Remember when Lactnet started we were mostly using 14.4 modems? Things seem
to be instant, fast acting etc..

It is almost like people are saying OK I'll take this for a while but not too
long. I find people pity the laboring woman which only adds to her fear of
what lies ahead.

With my medical condition and chronic severe pain with *no useful purpose*
there was no pity from the medical community. I was expected to do without
anything more then Vicodin and endure it with a smile [as far as the docs
were concerned]. No one seemed concerned that it was going on for months. Or
that the pain was affecting every facet of my physiology. I had to fight to
get the medication I needed for some relief (and if you know me you know it
was a horrific fight). We knew what worked -- Morphine. But no one wanted to
give it to me; God forbid I would become addicted then sue them for the
addiction.  Obviously doctors and people in general don't know how morphine
addiction works [but that is another story]. I now take morphine 3 times a
day and have for the last 8 months without an increase in my need for it.
However, they tell me I am now suffering from post traumatic stress syndrome
because of pain that was allowed to go on unrelieved for all those months and
months.

But take a mom in labor for at the most a day or so and we cannot allow her
to suffer. Pain is subjective. It cannot be measured by a second party but
everyone *knows* that labor is horribly painful. So epidurals have become
preventative. We have convinced women that epidurals are OK because they do
not effect the baby. We reinforce this over and over again just as much as
the portrayal of pain and screaming is labor is standard fare in any
theatrical birthing scene.  One star complained that her labor went so fast
that she didn't even "get my epidural." The epidural is touted as the
Cadillac of anesthesia.
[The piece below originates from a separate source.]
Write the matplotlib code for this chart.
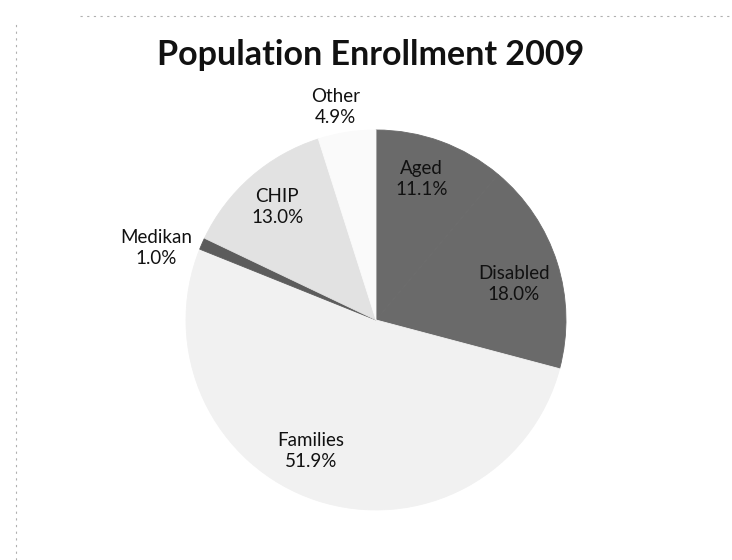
import matplotlib.pyplot as plt
import numpy as np
from matplotlib.lines import Line2D

# dữ liệu
categories = ['Aged', 'Disabled', 'Families', 'Medikan', 'CHIP', 'Other']
shares = [11.1, 18.0, 51.9, 1.0, 13.0, 4.9]
labels_pct = ['11.1%', '18.0%', '51.9%', '1.0%', '13.0%', '4.9%']

# màu xám gần với bản scan
colors = ['#6a6a6a', '#6a6a6a', '#f1f1f1', '#5c5c5c', '#e2e2e2', '#fafafa']
label_dist = [0.78, 0.75, 0.77, 1.22, 0.79, 1.14]
label_shift = [2, -3, -8, 5.5, 0, 2]   # chỉnh góc nhãn (độ) cho giống Excel

plt.rcParams['font.family'] = ['Lato', 'DejaVu Sans']

fig = plt.figure(figsize=(7.32, 5.6), dpi=100)
ax = fig.add_axes([0.2541, 0.0893, 0.5191, 0.6786])

wedges, _ = ax.pie(shares, colors=colors, startangle=90, counterclock=False,
                   wedgeprops=dict(linewidth=0.6))
# viền cùng màu lát để không lộ đường nối giữa Aged và Disabled
for w, c in zip(wedges, colors):
    w.set_edgecolor(c)
ax.set_xlim(-1, 1)
ax.set_ylim(-1, 1)
ax.set_aspect('equal')
ax.axis('off')

# nhãn: tên + phần trăm, đặt theo góc giữa của mỗi lát
for w, name, pct, d, s in zip(wedges, categories, labels_pct, label_dist, label_shift):
    ang = np.deg2rad((w.theta1 + w.theta2) / 2 + s)
    ax.text(d * np.cos(ang), d * np.sin(ang), f'{name}\n{pct}',
            ha='center', va='center', fontsize=13.5, color='#111111',
            linespacing=1.3, clip_on=False)

fig.text(371 / 732, 1 - 55 / 560, 'Population Enrollment 2009',
         ha='center', va='center', fontsize=24.5, fontweight='bold', color='#111111')

# viền chấm mờ của bản scan
fig.add_artist(Line2D([16 / 732, 16 / 732], [0, 1 - 20 / 560], color='#b0b0b0',
                      linewidth=0.8, linestyle=(0, (2, 4))))
fig.add_artist(Line2D([80 / 732, 1], [1 - 16 / 560, 1 - 16 / 560], color='#b0b0b0',
                      linewidth=0.8, linestyle=(0, (2, 4))))

plt.savefig('out.png', dpi=100)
Culturally, at least in the Western world, immediate
pain relief in labor is now a right.
An anesthelogist writes me a nasty e-mail about my web site informing women
about possible infant hazards from epidurals calling my site "largely biased
and inaccurate." Telling me that it "weakens the usefulness of the Internet."
He then said "I really pity the poor uneducated sole that comes across your
website and takes what you have written as fact." I have a feeling that he
isn't alone in his beliefs.
But what about that poor passenger in the labor?
"Bless the beasts and the children
For in this world they have no voice
They have no choice"
FWIW
Marie Davis, RN, IBCLC
PS
<< over the years have come to believe that childbirth education is part of
the problem, not the solution.>> I couldn't agree more. One woman with
horrible nipple wounds said that her childbirth educator lied to her about
labor pain, so she figured we lied to her about nipple soreness.